In Japan the traditions before getting engaged are a bit different to the UK, so when I went to talk to Emiri’s father about the whole thing the week before in Ibaraki, he was extremely helpful and understanding.  At the end of the day I think our approach ended up somewhere lost between the UK and Japan, but regardless of cultural affects we were both aiming to arrive at a place where we were both clear as to what was happening and had expressed any thoughts and asked any questions.  The four of us (Emiri’s parents, Emiri and I) ended up sitting down and having a good talk about the future and how things would pan out etc.  From my current understanding , in Japan usually the guy proposes and then together the pair seek approval from parents (on both sides…This is all a bit complicated and would take a bit to explain here, so I won’t bother…)
Anyways, upshot of all that is we are engaged!

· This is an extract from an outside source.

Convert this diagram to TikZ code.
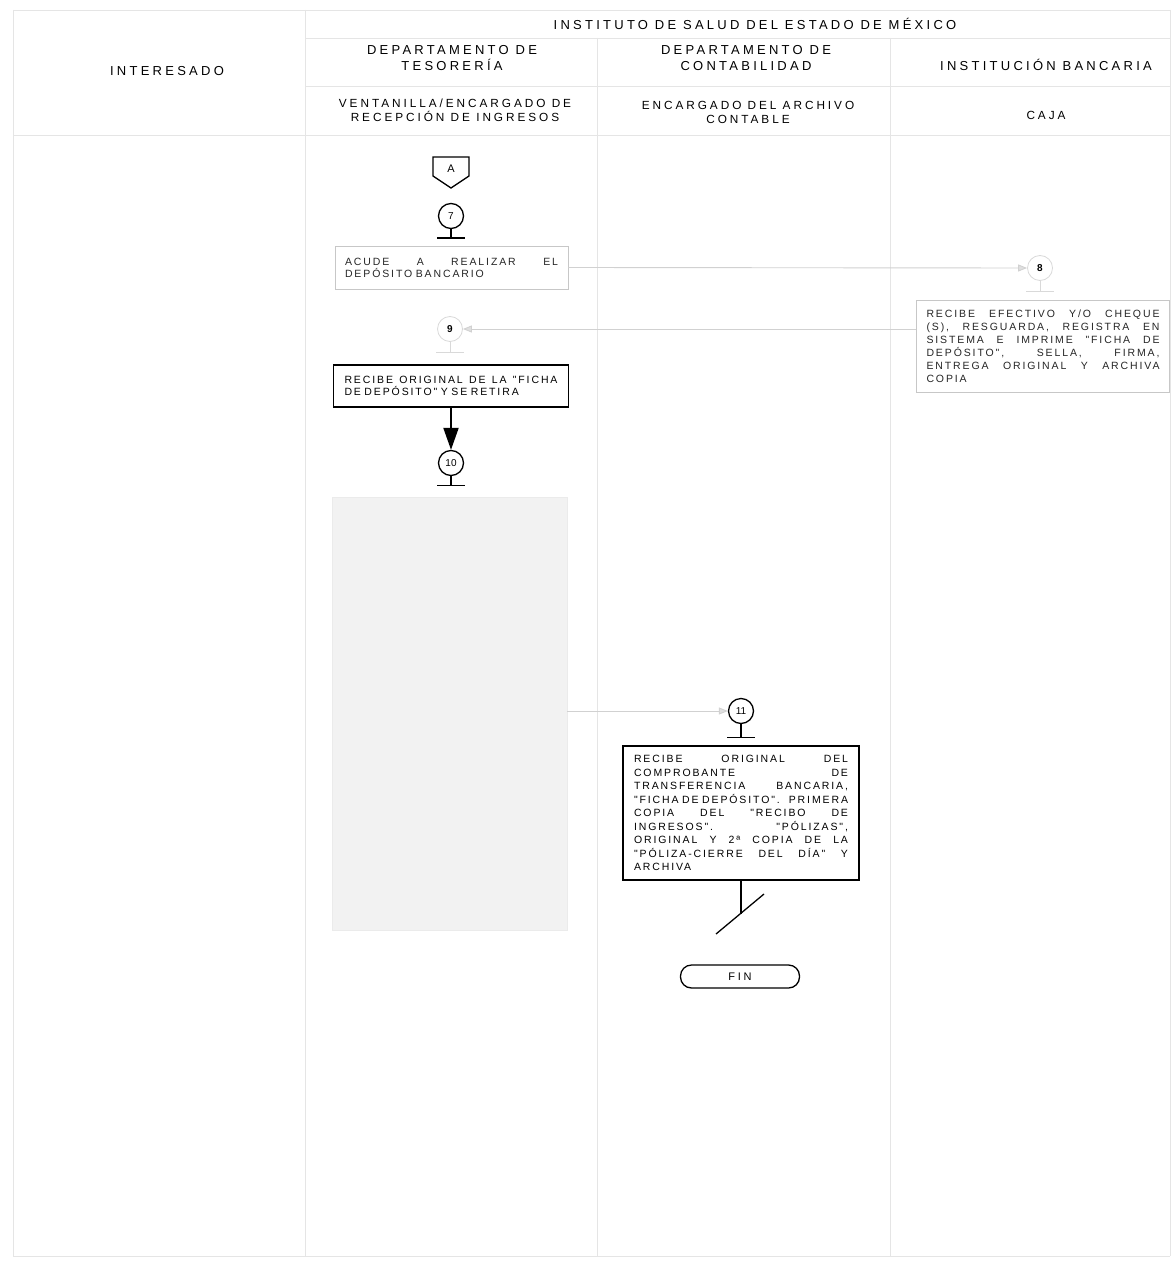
\documentclass[tikz,border=0pt]{standalone}
\usepackage{fontspec}
\setmainfont{Liberation Sans}
\newfontfamily\hdrfont[LetterSpace=25]{Liberation Sans}
\newfontfamily\boxfont[LetterSpace=18]{Liberation Sans}
\usetikzlibrary{arrows.meta,calc}
\newcommand{\jl}[2]{\leavevmode\hbox to #1{#2}\\}
\newcommand{\gp}{\hfill}
\tikzset{
  lane/.style={draw=black!10, line width=0.9pt},
  hdr/.style={font=\hdrfont\fontsize{13}{16}\selectfont, align=center, inner sep=0pt},
  posn/.style={font=\hdrfont\fontsize{11.8}{14}\selectfont, align=center, inner sep=0pt},
  proc/.style={draw, line width=1.6pt, text width=#1, inner xsep=11pt, inner ysep=0pt, align=left},
  fproc/.style={draw=black!22, line width=0.9pt, text=black!85, text width=#1, inner xsep=10pt, inner ysep=0pt, align=left},
  conn/.style={circle, draw, line width=1.3pt, minimum size=25pt, inner sep=0pt, font=\fontsize{10}{11}\selectfont},
  fconn/.style={conn, draw=black!15, line width=0.8pt},
  stem/.style={line width=1.3pt},
  fstem/.style={draw=black!15, line width=0.8pt},
  farrow/.style={draw=black!18, line width=0.9pt, -{Triangle[length=9pt,width=7pt,fill=black!12]}},
  barrow/.style={line width=2pt, -{Triangle[length=22pt,width=15pt]}},
}
\begin{document}
\begin{tikzpicture}[x=1pt,y=-1pt]
\useasboundingbox (0,0) rectangle (1175,1265);
\fill[white] (0,0) rectangle (1175,1265);
% lanes
\draw[lane] (13,10) -- (1170,10);
\draw[lane] (305,38) -- (1170,38);
\draw[lane] (305,86) -- (1170,86);
\draw[lane] (13,135) -- (1170,135);
\draw[lane] (13,1256) -- (1170,1256);
\draw[lane] (13,10) -- (13,1256);
\draw[lane] (305,10) -- (305,1256);
\draw[lane] (597,38) -- (597,1256);
\draw[lane] (890,38) -- (890,1256);
\draw[lane] (1170,10) -- (1170,1256);
% headers
\node[hdr] (hInst) at (755,24) {INSTITUTO DE SALUD DEL ESTADO DE MÉXICO};
\node[hdr] (hInt) at (167,71) {INTERESADO};
\node[hdr] (hTes) at (452,58) {DEPARTAMENTO DE\\TESORERÍA};
\node[hdr] (hCon) at (746,58) {DEPARTAMENTO DE\\CONTABILIDAD};
\node[hdr] (hBan) at (1046,65) {INSTITUCIÓN BANCARIA};
\node[posn] (pVen) at (455,110) {VENTANILLA/ENCARGADO DE\\RECEPCIÓN DE INGRESOS};
\node[posn] (pArc) at (748,112) {ENCARGADO DEL ARCHIVO\\CONTABLE};
\node[posn] (pCaj) at (1046,115) {CAJA};
% off-page connector A
\draw[line width=1.3pt] (433,157) -- (469,157) -- (469,176) -- (451,188) -- (433,176) -- cycle;
\node[inner sep=0pt, font=\fontsize{11}{12}\selectfont] (A) at (451,169) {A};
% 7
\node[conn] (c7) at (451,216) {7};
\draw[stem] (c7.south) -- ++(0,9) coordinate (b7);
\draw[stem] ($(b7)+(-14,0)$) -- ($(b7)+(14,0)$);
% ACUDE box
\node[fproc=213pt, minimum height=43pt, font=\boxfont\fontsize{10.5}{12}\selectfont] (acude) at (451.5,267.5)
  {\jl{213pt}{ACUDE\gp A\gp REALIZAR\gp EL}DEPÓSITO BANCARIO};
% 8
\node[fconn, text=black] (c8) at (1040,268) {\textbf{8}};
\draw[fstem] (c8.south) -- ++(0,10) coordinate (b8);
\draw[fstem] ($(b8)+(-14,0)$) -- ($(b8)+(14,0)$);
\draw[farrow] (acude.east) -- (c8.west);
% EF box
\node[fproc=233pt, minimum height=92pt, font=\boxfont\fontsize{10.5}{13}\selectfont] (ef) at (1043,346)
  {\jl{233pt}{RECIBE\gp EFECTIVO\gp Y/O\gp CHEQUE}\jl{233pt}{(S),\gp RESGUARDA,\gp REGISTRA\gp EN}\jl{233pt}{SISTEMA\gp E\gp IMPRIME\gp "FICHA\gp DE}\jl{233pt}{DEPÓSITO",\gp SELLA,\gp FIRMA,}\jl{233pt}{ENTREGA\gp ORIGINAL\gp Y\gp ARCHIVA}COPIA};
% 9
\node[fconn, text=black] (c9) at (450,329) {\textbf{9}};
\draw[fstem] (c9.south) -- ++(0,10) coordinate (b9);
\draw[fstem] ($(b9)+(-14,0)$) -- ($(b9)+(14,0)$);
\draw[farrow] (ef.west |- c9) -- (c9.east);
% box 9
\node[proc=213pt, minimum height=42pt, font=\boxfont\fontsize{10.5}{12}\selectfont] (b9box) at (451,386)
  {\jl{213pt}{RECIBE\gp ORIGINAL\gp DE\gp LA\gp "FICHA}DE DEPÓSITO" Y SE RETIRA};
% 10
\node[conn] (c10) at (451,463) {10};
\draw[barrow] (b9box.south) -- (c10.north);
\draw[stem] (c10.south) -- ++(0,9) coordinate (b10);
\draw[stem] ($(b10)+(-14,0)$) -- ($(b10)+(14,0)$);
% faded area
\node[draw=black!8, fill=black!5, minimum width=235pt, minimum height=433pt, inner sep=0pt] (fade) at (449.5,713.5) {};
% 11
\node[conn] (c11) at (741,711) {11};
\draw[farrow] (fade.east |- c11) -- (c11.west);
\draw[stem] (c11.south) -- ++(0,13) coordinate (b11);
\draw[stem] ($(b11)+(-14,0)$) -- ($(b11)+(14,0)$);
% box 11
\node[proc=214pt, minimum height=134pt, font=\boxfont\fontsize{10.5}{13.5}\selectfont] (b11box) at (741,813)
  {\jl{214pt}{RECIBE\gp ORIGINAL\gp DEL}\jl{214pt}{COMPROBANTE\gp DE}\jl{214pt}{TRANSFERENCIA\gp BANCARIA,}\jl{214pt}{"FICHA DE DEPÓSITO".\gp PRIMERA}\jl{214pt}{COPIA\gp DEL\gp "RECIBO\gp DE}\jl{214pt}{INGRESOS".\gp "PÓLIZAS",}\jl{214pt}{ORIGINAL\gp Y\gp 2ª\gp COPIA\gp DE\gp LA}\jl{214pt}{"PÓLIZA-CIERRE\gp DEL\gp DÍA"\gp Y}ARCHIVA};
% end
\coordinate (s1) at (716,934);
\coordinate (s2) at (764,894);
\draw[stem] (b11box.south) -- ++(0,33);
\draw[stem] (s1) -- (s2);
\node[draw, line width=1.3pt, rounded corners=11pt, minimum width=119pt, minimum height=23pt, inner sep=0pt, font=\hdrfont\fontsize{11}{12}\selectfont] (fin) at (740,976.5) {FIN};
\end{tikzpicture}
\end{document}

So here are some photos of our time in Aomori, and I will post some on Flickr for all the folk behind the great firewall who can’t see the picasa ones!

Summer ’09 in Aomori

Summer holidays! Week one – Ibaraki

Here are some pics from the first week of my holidays with Emiri, we went to Ibaraki and stayed with her parents there.  It was a good week and below is a link to some photos with lots of captions!

I just realised that although Emiri’s littlest (although final year in highschool) sister, Seika, was there too, but she was studying everyday (in summer holidays!) from early morning to late at night so she could do well in university entrance exams!  So there aren’t many pics of her, but I am not sure it will necessarily be a summer she wants to remember!!